Library of Congress Reading Room Visits FY 1996 to FY 2004

The O'Reilly Radar (yes that O'Reilly) has a challenging post here called "If Libraries Had Shareholders" authored by Peter Brantley, director of the Digital Library Federation which represents some interests of the ARL.
I like his final question:
"These are fascinating results. They do not reflect on the total value of libraries, and they surely do not pass judgment on the highly skilled information specialists that staff them. They do suggest that something momentous has changed in the fundamental environment that libraries operate within. And one has to think: if libraries had shareholders, would they, like newspapers, be in the midst of a gut-wrenching, brake-screeching exercise in redefinition?"
I suspect that having a powerful answer to this query will be real important in the next few years.

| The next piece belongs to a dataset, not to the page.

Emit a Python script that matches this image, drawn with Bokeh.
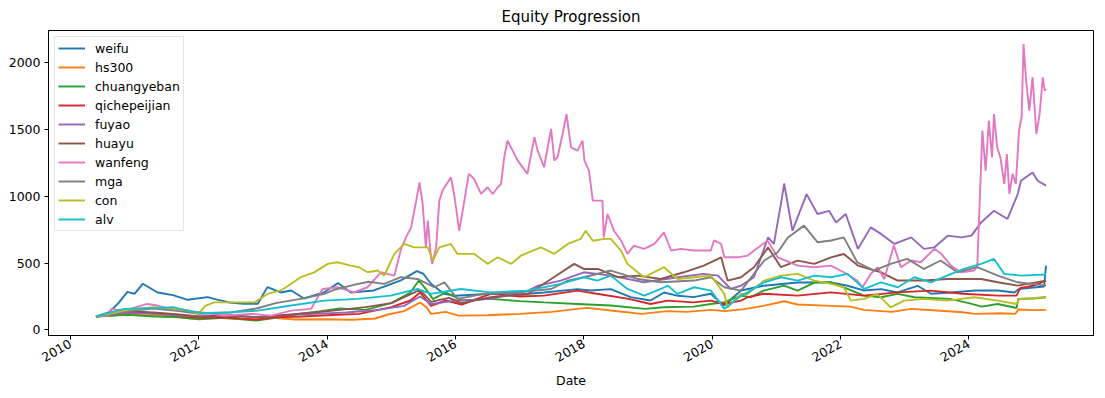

Do we really know where and how fast digitization and licensing are taking us? When hundreds of millions of books are online (and we have the metaphoric scenario with articles online) soon, are we ready for the sea change.
Stephen
p.s. Note that Public Library use and circulation increased over the same period. I am not even saying it's correlative, just interesting.
Posted by stephen at July 18, 2007 7:11 PM
Comments
Your captions + poorly labeled graphs make none of this make any sense. 8-9 reference questions in 1995? Huh?
A less ignorant person would visit the original report for details instead of depending on a blog posting's ilustrations.